Rittenhouse protesters shut down the Brooklyn Bridge. Portland demonstrators force open jail

Demonstrators on the  Brooklyn Bridge Friday.

(CNN)Sporadic protests broke out around the country Friday after a jury in Kenosha, Wisconsin, found Kyle Rittenhouse not guilty in the shooting deaths of two people during protests there last year.

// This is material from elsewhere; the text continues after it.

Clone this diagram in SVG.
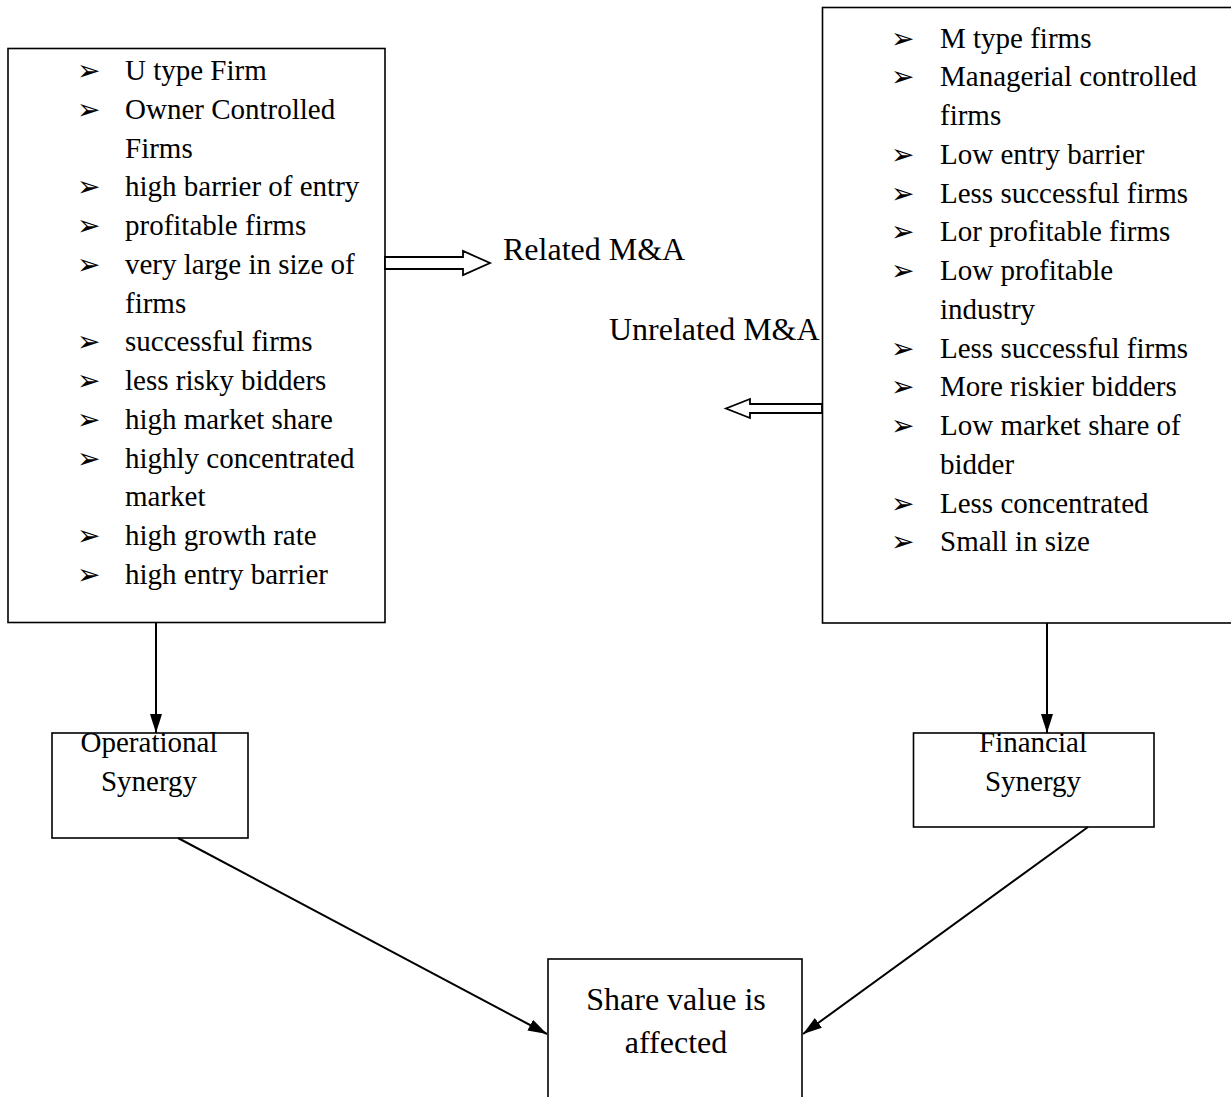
<svg xmlns="http://www.w3.org/2000/svg" width="1231" height="1097" viewBox="0 0 1231 1097">
<style>
  .box { fill: #fff; stroke: #000; stroke-width: 1.6; }
  .t { font-family: "Liberation Serif", "Times New Roman", serif; font-size: 29px; fill: #000; }
  .l { font-size: 32px; }
  .c { text-anchor: middle; }
  .b { font-family: "DejaVu Sans", sans-serif; font-size: 28px; fill: #000; }
  .conn { stroke: #000; stroke-width: 2; fill: none; }
  .hollow { fill: #fff; stroke: #000; stroke-width: 1.8; stroke-linejoin: miter; }
</style>
<defs>
  <marker id="ah" markerUnits="userSpaceOnUse" markerWidth="20" markerHeight="16" viewBox="0 0 20 16" refX="19" refY="8" orient="auto">
    <path d="M0,2 L19,8 L0,14 Z" fill="#000"/>
  </marker>
</defs>

<g id="left-box">
  <rect class="box" x="8" y="48.5" width="377" height="574"/>
  <g class="b">
    <text x="77" y="80">➢</text>
    <text x="77" y="118.75">➢</text>
    <text x="77" y="196.25">➢</text>
    <text x="77" y="235">➢</text>
    <text x="77" y="273.75">➢</text>
    <text x="77" y="351.25">➢</text>
    <text x="77" y="390">➢</text>
    <text x="77" y="428.75">➢</text>
    <text x="77" y="467.5">➢</text>
    <text x="77" y="545">➢</text>
    <text x="77" y="583.75">➢</text>
  </g>
  <g class="t">
    <text x="125" y="80">U type Firm</text>
    <text x="125" y="118.75">Owner Controlled</text>
    <text x="125" y="157.5">Firms</text>
    <text x="125" y="196.25">high barrier of entry</text>
    <text x="125" y="235">profitable firms</text>
    <text x="125" y="273.75">very large in size of</text>
    <text x="125" y="312.5">firms</text>
    <text x="125" y="351.25">successful firms</text>
    <text x="125" y="390">less risky bidders</text>
    <text x="125" y="428.75">high market share</text>
    <text x="125" y="467.5">highly concentrated</text>
    <text x="125" y="506.25">market</text>
    <text x="125" y="545">high growth rate</text>
    <text x="125" y="583.75">high entry barrier</text>
  </g>
</g>

<g id="right-box">
  <rect class="box" x="822.5" y="7.5" width="420" height="615.5"/>
  <g class="b">
    <text x="891" y="47.5">➢</text>
    <text x="891" y="86.25">➢</text>
    <text x="891" y="163.75">➢</text>
    <text x="891" y="202.5">➢</text>
    <text x="891" y="241.25">➢</text>
    <text x="891" y="280">➢</text>
    <text x="891" y="357.5">➢</text>
    <text x="891" y="396.25">➢</text>
    <text x="891" y="435">➢</text>
    <text x="891" y="512.5">➢</text>
    <text x="891" y="551.25">➢</text>
  </g>
  <g class="t">
    <text x="940" y="47.5">M type firms</text>
    <text x="940" y="86.25">Managerial controlled</text>
    <text x="940" y="125">firms</text>
    <text x="940" y="163.75">Low entry barrier</text>
    <text x="940" y="202.5">Less successful firms</text>
    <text x="940" y="241.25">Lor profitable firms</text>
    <text x="940" y="280">Low profitable</text>
    <text x="940" y="318.75">industry</text>
    <text x="940" y="357.5">Less successful firms</text>
    <text x="940" y="396.25">More riskier bidders</text>
    <text x="940" y="435">Low market share of</text>
    <text x="940" y="473.75">bidder</text>
    <text x="940" y="512.5">Less concentrated</text>
    <text x="940" y="551.25">Small in size</text>
  </g>
</g>

<g id="label-related">
  <text class="t l" x="503" y="260">Related M&amp;A</text>
</g>
<g id="label-unrelated">
  <text class="t l" x="609" y="340">Unrelated M&amp;A</text>
</g>

<g id="operational-synergy">
  <rect class="box" x="52" y="733" width="196" height="105"/>
  <text class="t c" x="149" y="752">Operational</text>
  <text class="t c" x="149" y="791">Synergy</text>
</g>

<g id="financial-synergy">
  <rect class="box" x="913.5" y="733" width="240.5" height="94"/>
  <text class="t c" x="1033" y="752">Financial</text>
  <text class="t c" x="1033" y="791">Synergy</text>
</g>

<g id="share-value">
  <rect class="box" x="548" y="959" width="254" height="160"/>
  <text class="t l c" x="676" y="1010">Share value is</text>
  <text class="t l c" x="676" y="1053">affected</text>
</g>

<g id="connectors">
  <polygon class="hollow" points="385,257 463,257 463,251 490,263 463,275 463,269 385,269"/>
  <polygon class="hollow" points="822,404 750,404 750,399 726,408.5 750,418 750,413 822,413"/>
  <line class="conn" x1="156" y1="623" x2="156" y2="733" marker-end="url(#ah)"/>
  <line class="conn" x1="1047" y1="623" x2="1047" y2="733" marker-end="url(#ah)"/>
  <line class="conn" x1="178" y1="838" x2="547" y2="1034" marker-end="url(#ah)"/>
  <line class="conn" x1="1088" y1="827" x2="803" y2="1034" marker-end="url(#ah)"/>
</g>
</svg>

In New York, demonstrators shut down the Brooklyn Bridge, and in Portland, Oregon, they forced open a jail gate, prompting the Multnomah County Sheriff's Office to declare a riot.
"The crowd, which was described as hostile, launched urine, alcoholic beverages, water bottles and batteries at deputies during the event," the sheriff's office said in a press release early Saturday morning.
      The protests were nowhere close to the scope of those in the aftermath of George Floyd's death in the summer of 2020, including the one in Kenosha over the police shooting of Jacob Blake, during which Rittenhouse shot and killed two people and wounded another.
        Protesters at an entrance of the Justice Center in Portland Friday.
        Still, some people were clearly upset that Rittenhouse was cleared of all five counts against him, including first-degree intentional homicide, first-degree reckless homicide, attempted first-degree intentional homicide and two counts of first-degree recklessly endangering safety.
          Rittenhouse claimed self-defense in the shootings.
          The Portland Police Bureau said that vandals broke the windows of the city government's print shop.
          "Additional vandalism was done to the Justice Center building," the PPB said. An image released by police showed spray-painted graffiti, including the message, "All Cops Are Kyles."
          Demonstrators marched through Oakland Friday.
          One arrest was made, with five citations and 17 warnings issued, police said.
          The Portland Police Association issued a statement Saturday, saying the city "is hurting."
          "Violence solves nothing. Yet again, nearly 200 people cascaded into our city last night, bent on violence, chaos, and destruction," read the statement signed by PPA President Sgt. Aaron Schmautz.
          "The Portland Police Association stands with our community in building towards a safer city. We cannot suffer the whim of a small, riotous mob bent on destruction. Instead, these violent actors must be held accountable," the statement added.
          In New York, protests began in Brooklyn, then moved over the Brooklyn Bridge and into lower Manhattan, CNN affiliate WABC reported. The bridge was closed briefly.
          The New York Police Department used Twitter to advise people to avoid the Manhattan-bound bridge and to expect closures and delays in the area.
          In Oakland, California, a crowd marched from city hall to the federal building, shouting "Revolution nothing else," according to CNN affiliate KGO.
          Demonstrators in Chicago marched downtown Friday night amid a "large police presence," CNN affiliate WBBM reported.
          A second demonstration is planned for Saturday afternoon.
          Demonstrators in Chicago marched around the city's Loop Friday night.
          In Kenosha, about 65 miles to the north on Lake Michigan, things were "pretty quiet," CNN's Natasha Chen reported.
          There, families of Rittenhouse's victims were coming to terms with the verdict.
          "We're still in shock," the father of Anthony Huber, one of the victims, told CNN's Fredricka Whitfield on Saturday.
          "That guy [Rittenhouse] gets to run free and he's now a hero, and this is my son right here. This is Anthony," John Huber said, holding up a small urn and a photo of his son. "We lost our son and there's no justice right now for our family and there's no closure."
          "If one person's life, or two persons' lives don't matter, then none of our lives matter," Kariann Swart, the fiancee' of victim Joseph Rosenbaum, told CNN. "It feels like the victims' lives don't matter. And I don't think that's acceptable."
          The great-aunt of Anthony Huber told CNN's Chris Cuomo that while "people have a right to self-defense," her great-nephew "had a right to his life as well."
          "Kyle gets into a situation over his head in terms of his emotional maturity to handle it, walks away after killing two people and serious maiming another one. That doesn't seem equitable," the great-aunt, Susan Hughes, told CNN's Sara Sidner.
          In a trailer for a Tucker Carlson documentary, Rittenhouse said the jury reached the right verdict.
          "Self-defense is not illegal," he said.
            Preparations for a civil suit are underway for the killing of his son, John Huber said on Saturday, but he did not provide any details.
            "We're gonna fight until there's justice," he said.